Symbole de la théorie des rigueurs salutaires et de la violence auquel notre société moderne n’est plus habituée, le gibet de Montfaucon est assez peu connu des Parisiens. Retour en plusieurs épisodes sur l’histoire de ce haut lieu de l’exécution de la justice à Paris.
Description du fameux gibet
Sa construction, fort rudimentaire, se composait d’une masse de pierres brutes, cimentées en maçonnerie, et formant un carré long surmonté d’une plate-forme. On y montait par une large rampe en pierre dont une solide porte revêtue de fer fermait l’entrée.
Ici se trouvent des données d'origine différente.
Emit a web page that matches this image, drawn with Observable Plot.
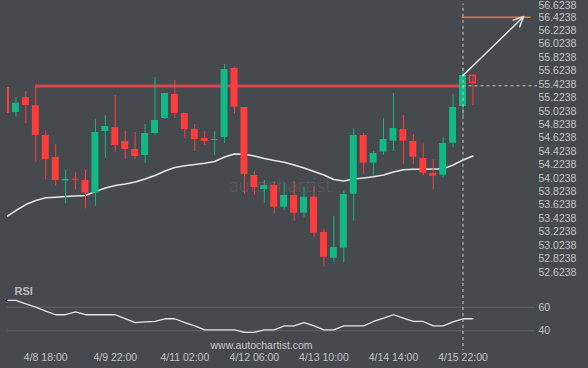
<!DOCTYPE html>
<html><head><meta charset="utf-8">
<script src="https://cdn.jsdelivr.net/npm/d3@7"></script>
<script src="https://cdn.jsdelivr.net/npm/@observablehq/plot@0.6"></script>
<style>
html,body{margin:0;padding:0;background:#46494e;}
#chart{width:588px;height:368px;overflow:hidden;background:#46494e;}
#chart svg{display:block;}
</style></head><body><div id="chart"></div>
<script>
// ---- data (4-hour candles, index 0..47) ----
const open  = [55.376,55.004,55.227,55.108,54.661,54.333,53.983,54.010,53.990,53.801,54.720,54.780,54.571,54.452,54.363,54.691,54.914,55.272,54.989,54.750,54.616,54.586,54.631,55.659,55.078,54.065,53.856,53.916,53.592,53.767,53.503,53.741,53.215,52.832,52.981,53.786,54.661,54.248,54.412,54.576,54.750,54.571,54.318,54.095,54.069,54.546,55.093,55.550];
const high  = [55.376,55.227,55.316,55.406,54.735,54.527,54.150,54.105,54.150,54.895,54.959,55.257,54.720,54.706,54.825,55.525,55.287,55.481,54.989,54.825,54.720,54.720,55.719,55.674,55.078,54.124,53.990,53.975,53.941,53.975,53.890,53.901,53.270,53.454,53.831,54.761,54.691,54.422,54.910,55.287,54.959,54.676,54.537,54.303,54.626,55.276,55.655,55.550];
const low   = [54.989,54.934,54.835,54.263,54.001,53.905,53.643,53.852,53.568,53.607,54.323,54.412,54.299,54.299,54.248,54.661,54.899,54.914,54.616,54.422,54.512,54.363,54.542,54.984,53.792,53.771,53.652,53.494,53.543,53.384,53.443,53.136,52.698,52.768,52.768,53.384,54.084,54.050,54.363,54.422,54.224,54.224,54.060,53.852,54.030,54.478,54.944,55.108];
const close = [54.989,55.142,55.108,54.661,54.303,53.990,54.005,53.995,53.801,54.706,54.795,54.512,54.452,54.348,54.691,54.884,55.287,54.989,54.750,54.601,54.571,54.601,55.644,55.083,54.080,53.886,53.916,53.592,53.767,53.503,53.741,53.205,52.847,52.992,53.782,54.661,54.248,54.393,54.601,54.765,54.576,54.337,54.099,54.054,54.542,55.078,55.555,55.446];
const ma    = [53.446,53.543,53.632,53.692,53.732,53.741,53.752,53.759,53.767,53.826,53.878,53.916,53.938,53.968,54.012,54.065,54.132,54.184,54.209,54.229,54.248,54.273,54.340,54.385,54.381,54.355,54.318,54.288,54.261,54.221,54.176,54.124,54.072,54.005,53.983,54.012,54.027,54.045,54.072,54.117,54.151,54.157,54.159,54.162,54.163,54.221,54.296,54.355];
const rsi   = [65.7,65.7,62.9,60.0,56.6,53.6,53.6,56.1,53.6,53.6,53.6,53.6,50.4,47.0,47.5,47.9,50.2,50.2,47.0,44.1,40.8,40.8,40.8,40.8,38.6,38.6,40.8,40.8,44.2,44.2,47.0,44.1,40.8,40.8,44.2,44.2,44.2,47.9,50.8,53.6,50.8,47.9,47.9,44.2,44.2,47.5,50.2,50.2];
const tickIndex  = [4, 11, 18, 25, 32, 39, 46];
const tickLabels = ["4/8 18:00","4/9 22:00","4/11 02:00","4/12 06:00","4/13 10:00","4/14 14:00","4/15 22:00"];
const priceTicks = [52.6238,52.8238,53.0238,53.2238,53.4238,53.6238,53.8238,54.0238,54.2238,54.4238,54.6238,54.8238,55.0238,55.2238,55.4238,55.6238,55.8238,56.0238,56.2238,56.4238];
const topTick = 56.6238;
const rsiTicks = [40, 60];
const resistance = 55.400;     // breakout level
const resistanceStart = 3;     // candle where the level starts
const lastIndex = 46;          // breakout candle (dashed vertical)
const lastPrice = 55.401;
const target = 56.4238;        // forecast level
const targetEnd = 52.86;
const arrowEnd = {i: 52.1, p: 56.434};

// ---- layout / scales ----
const W = 588, LEFT = 7, RIGHT = 53;
const step = 9.935, first = 5.5;
const xDomain = [(LEFT - first) / step, (W - RIGHT - first) / step];
const RED = "#ff3d3d", GREEN = "#12b886";
const font = "'Liberation Sans', Arial, sans-serif";

const candles = open.map((o, i) => ({
  i, o, h: high[i], l: low[i], c: close[i], ma: ma[i], rsi: rsi[i],
  col: close[i] >= o ? GREEN : RED, last: i === open.length - 1
}));

const main = Plot.plot({
  width: W, height: 283,
  marginLeft: LEFT, marginRight: RIGHT, marginTop: 0, marginBottom: 0,
  style: {background: "transparent", color: "#c3c5c8", fontFamily: font, fontSize: "10.5px"},
  x: {domain: xDomain, axis: null},
  y: {domain: [52.4552, 56.6727], axis: null},
  color: {type: "identity"},
  marks: [
    Plot.text(["autochartist"], {frameAnchor: "top-left", dx: 273, dy: 185, text: d => d, fill: "#595c61",
      fontSize: 20, fontWeight: 300, textAnchor: "middle", lineAnchor: "middle", fontFamily: "Lato, 'Open Sans', sans-serif", letterSpacing: 2}),
    Plot.line(candles, {x: "i", y: "ma", stroke: "#e6e6e6", strokeWidth: 1.5, clip: true}),
    Plot.ruleY([{p: resistance, a: resistanceStart, b: lastIndex}], {y: "p", x1: "a", x2: "b", stroke: "#e2474b", strokeWidth: 3, strokeOpacity: 0.95}),
    Plot.ruleX(candles, {x: "i", y1: "l", y2: "h", stroke: "col", strokeWidth: 1, clip: true}),
    Plot.rect(candles.filter(d => !d.last), {x1: d => d.i - 0.35, x2: d => d.i + 0.35, y1: "o", y2: "c", fill: "col", clip: true}),
    Plot.rect(candles.filter(d => d.last), {x1: d => d.i - 0.3, x2: d => d.i + 0.3, y1: "o", y2: "c", fill: "none", stroke: "col", strokeWidth: 1.5}),
    Plot.ruleX([lastIndex], {stroke: "#c8c8c8", strokeWidth: 1, strokeDasharray: "3,3", y1: 56.62}),
    Plot.ruleY([{p: lastPrice, a: lastIndex, b: 53.5}], {y: "p", x1: "a", x2: "b", stroke: "#c8c8c8", strokeWidth: 1, strokeDasharray: "3,3"}),
    Plot.ruleY([{p: target, a: lastIndex - 0.08, b: targetEnd}], {y: "p", x1: "a", x2: "b", stroke: "#f07331", strokeWidth: 1.5}),
    Plot.arrow([{a: lastIndex, pa: close[lastIndex], b: arrowEnd.i, pb: arrowEnd.p}], {x1: "a", y1: "pa", x2: "b", y2: "pb",
      stroke: "#e8e8e8", strokeWidth: 1.5, headLength: 11, headAngle: 50}),
    Plot.axisY({anchor: "right", ticks: priceTicks, tickSize: 0, tickPadding: 3, tickFormat: d => d.toFixed(4), label: null, fill: "#c3c5c8"}),
    Plot.text([topTick], {y: d => d, text: d => d.toFixed(4), frameAnchor: "right", dx: 3, dy: 2, textAnchor: "start", lineAnchor: "middle", fill: "#c3c5c8"})
  ]
});

const lower = Plot.plot({
  width: W, height: 85,
  marginLeft: LEFT, marginRight: RIGHT, marginTop: 0, marginBottom: 18,
  style: {background: "transparent", color: "#c3c5c8", fontFamily: font, fontSize: "10.5px"},
  x: {domain: xDomain, axis: null},
  y: {domain: [23.3, 80.08], axis: null},
  marks: [
    Plot.ruleY(rsiTicks, {stroke: "#606368", strokeWidth: 1}),
    Plot.line(candles, {x: "i", y: "rsi", stroke: "#e6e6e6", strokeWidth: 1.3, clip: true}),
    Plot.ruleX([lastIndex], {stroke: "#c8c8c8", strokeWidth: 1, strokeDasharray: "3,3"}),
    Plot.text(["RSI"], {frameAnchor: "top-left", dx: 7, dy: 8, text: d => d, fill: "#b8bbbf", fontWeight: "bold", fontSize: 11, textAnchor: "start", lineAnchor: "middle"}),
    Plot.text(["www.autochartist.com"], {frameAnchor: "top-left", dx: 203, dy: 62, text: d => d, fill: "#c8cacc", fontSize: 10.5, textAnchor: "start", lineAnchor: "middle", letterSpacing: 0.9}),
    Plot.axisY({anchor: "right", ticks: rsiTicks, tickSize: 0, tickPadding: 3, label: null, fill: "#c3c5c8"}),
    Plot.axisX({ticks: tickIndex, tickSize: 0, tickPadding: 3, tickFormat: d => tickLabels[tickIndex.indexOf(d)], label: null, fill: "#c3c5c8"})
  ]
});

const el = document.getElementById("chart");
el.appendChild(main);
el.appendChild(lower);
</script></body></html>
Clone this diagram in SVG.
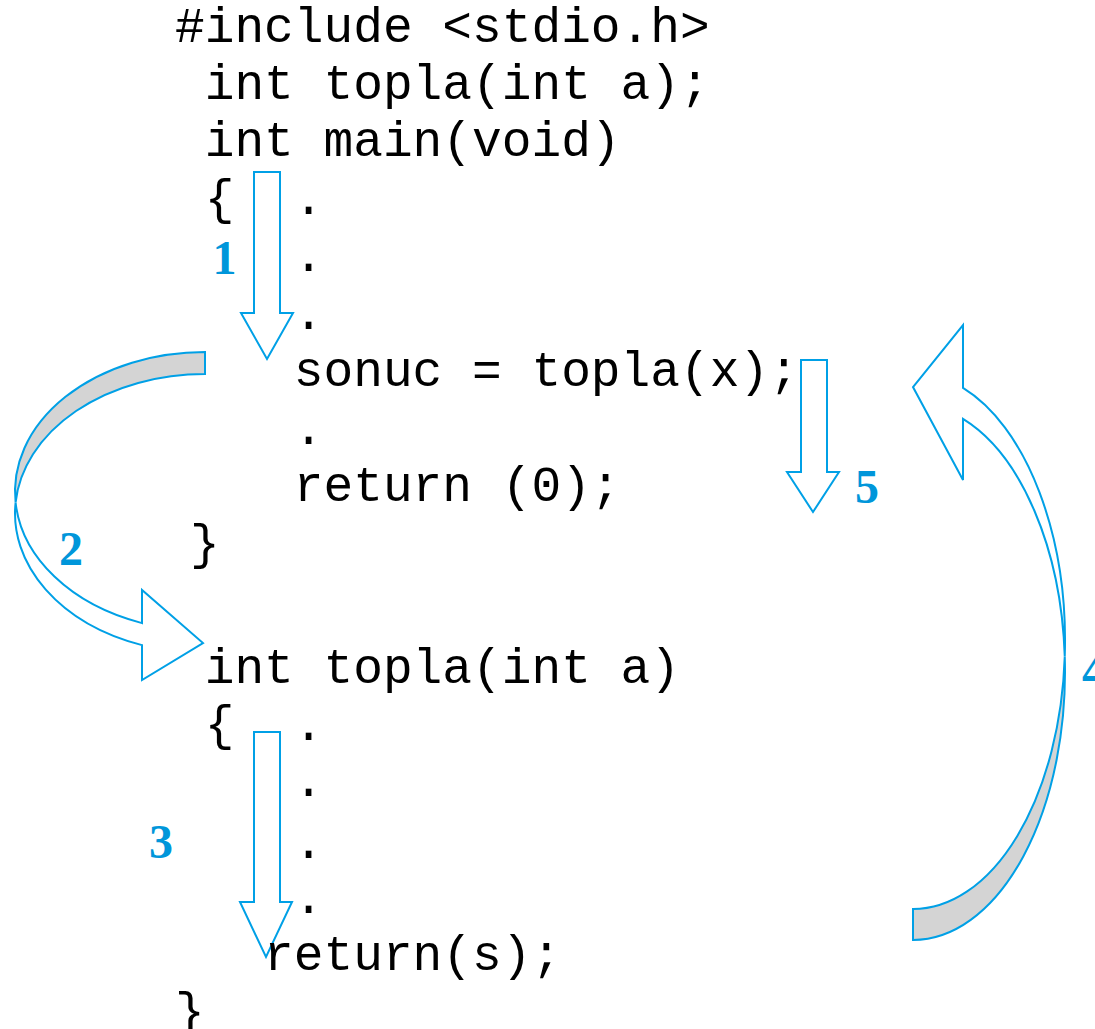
<svg xmlns="http://www.w3.org/2000/svg" width="1095" height="1029" viewBox="0 0 1095 1029">
  <style>
    .code { font-family: "Liberation Mono", "Courier New", monospace; font-size: 49.5px; fill: #000; white-space: pre; }
    .num { font-family: "Liberation Serif", "Times New Roman", serif; font-weight: bold; font-size: 48px; fill: #0096da; text-anchor: middle; }
    .arrow { fill: #fff; stroke: #00a0e6; stroke-width: 2; stroke-linejoin: miter; }
    .back { fill: #d4d4d4; stroke: #00a0e6; stroke-width: 2; stroke-linejoin: miter; }
  </style>
  <rect width="1095" height="1029" fill="#fff"/>

  <!-- flow arrows -->
  <g id="connectors">
    <!-- 1: down through main -->
    <path id="arrow-1" class="arrow" d="M254,172 H280 V313 H293 L267,359 L241,313 H254 Z"/>
    <!-- 2: call jumps into topla (curved ribbon, back side shaded) -->
    <g id="arrow-2">
      <path class="back" d="M205,352 A190,139.5 0 0 0 15.6,502.5 A190,139.5 0 0 1 205,374 Z"/>
      <path class="arrow" d="M15.6,502.5 A190,139.5 0 0 0 142,623.1 L142,590 L203,643 L142,680 L142,645.1 A190,139.5 0 0 1 15.6,502.5 Z"/>
    </g>
    <!-- 3: down through topla -->
    <path id="arrow-3" class="arrow" d="M254,732 H280 V902 H292 L266,957 L240,902 H254 Z"/>
    <!-- 4: return back to the caller -->
    <g id="arrow-4">
      <path class="back" d="M913,909 A152,268 0 0 0 1064.75,656.5 A152,268 0 0 1 913,940 Z"/>
      <path class="arrow" d="M1064.75,656.5 A152,268 0 0 0 963,387.9 L963,325 L913,387 L963,480 L963,418.9 A152,268 0 0 1 1064.75,656.5 Z"/>
    </g>
    <!-- 5: continue in main -->
    <path id="arrow-5" class="arrow" d="M801,360 H827 V472 H839 L813,512 L787,472 H801 Z"/>
  </g>

  <!-- step numbers -->
  <g id="labels">
    <text class="num" x="224.5" y="274">1</text>
    <text class="num" x="71" y="565">2</text>
    <text class="num" x="161" y="858">3</text>
    <text class="num" x="867" y="503">5</text>
    <text class="num" x="1082" y="687" style="text-anchor:start">4</text>
  </g>

  <!-- main program -->
  <g id="main-block">
    <text class="code" x="175" y="42">#include &lt;stdio.h&gt;</text>
    <text class="code" x="204.7" y="99">int topla(int a);</text>
    <text class="code" x="204.7" y="156">int main(void)</text>
    <text class="code" x="204.7" y="214">{  .</text>
    <text class="code" x="293.8" y="271">.</text>
    <text class="code" x="293.8" y="328.5">.</text>
    <text class="code" x="293.8" y="386">sonuc = topla(x);</text>
    <text class="code" x="293.8" y="443.5">.</text>
    <text class="code" x="293.8" y="501">return (0);</text>
    <text class="code" x="190" y="558.5">}</text>
  </g>

  <!-- topla function -->
  <g id="topla-block">
    <text class="code" x="204.7" y="682.5">int topla(int a)</text>
    <text class="code" x="204.7" y="740">{  .</text>
    <text class="code" x="293.8" y="796">.</text>
    <text class="code" x="293.8" y="858">.</text>
    <text class="code" x="293.8" y="913">.</text>
    <text class="code" x="264.1" y="970">return(s);</text>
    <text class="code" x="175" y="1027">}</text>
  </g>
</svg>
Sur trois faces du carré s’élevaient seize piliers en pierre de taille, d’une hauteur de trente-trois pieds, reliés entre eux par des poutres de bois auxquelles étaient fixées des chaînes de fer destinées à pendre les condamnés. C’est à ces gibets, appelés aussi fourches patibulaires, que l’on exposait les cadavres des suppliciés, soit qu’ils eussent été exécutés là ou ailleurs.
De longues échelles étaient dressées perpétuellement le long des colonnes, et au centre de la plate-forme s’ouvrait une cave servant de charnier. Il y eut des époques où plus de soixante corps se balancèrent à la fois au gibet de Montfaucon. Les chiens et les corbeaux, attirés par une proie assurée, hantaient sans cesse cet affreux endroit, d’où s’exhalaient des miasmes pestilentiels. En 1761, le gibet avait été transporté au pied des Buttes-Chaumont. On n’y exposait plus les coupables; mais les piliers et leur disposition avaient été conservés comme signe de la justice royale, et transportés dans un enclos faisant l’angle nord de la route qui conduit à la barrière du Combat. C’est dans cet emplacement qu’on enterrait les suppliciés. Ils y étaient amenés la nuit, aux flambeaux, par le bourreau et ses aides.
La Révolution détruisit le gibet ; mais on continua à faire de ce lieu le réceptacle de toutes les immondices de Paris. Pendant de nombreuses années, Montfaucon répandit encore sur les quartiers du Temple, de Belleville et de La Villette, des émanations nauséabondes et insalubres. Enfin, on a fait disparaître la voirie il y a une dizaine d’années, et les localités qui avaient autrefois souffert de ce voisinage vont être désormais saturées de parfums.
Nous ne scellerons pas l’épitaphe de ce cloaque du vieux Paris sans dire un mot de la célèbre saturnale qui s’y accomplissait naguère encore : la descente de la Courtille. Le mercredi des Cendres, au matin, toute une population carnavalesque, ramassis de débauchés de bas lieu, sortait de tavernes hantées par l’orgie nocturne, et venait se ruer sur les boulevards, avec des lazzi, des jurements, des cris, des chants cyniques. C’était un spectacle pittoresque peut-être, mais laid et écœurant sans nul doute, que celui de ce tourbillon d’hommes et de femmes abrutis par ces joyeusetés grossières.
Il faut reconnaître que le public des barrières a notablement réformé ses mœurs depuis cette époque peu éloignée. Aujourd’hui, ouvriers et artisans sont plus soigneux de leur dignité. Ils commencent à comprendre qu’il est de commun précepte aux personnes de toute condition d’apporter des limites à l’expansion des folles joies. L’éducation, en se généralisant, purifiera le goût de plus en plus, et de telle sorte, nous l’espérons, qu’on en viendra à ne chercher les plaisirs dont l’activité humaine réclame le besoin que dans dépures et douces jouissances.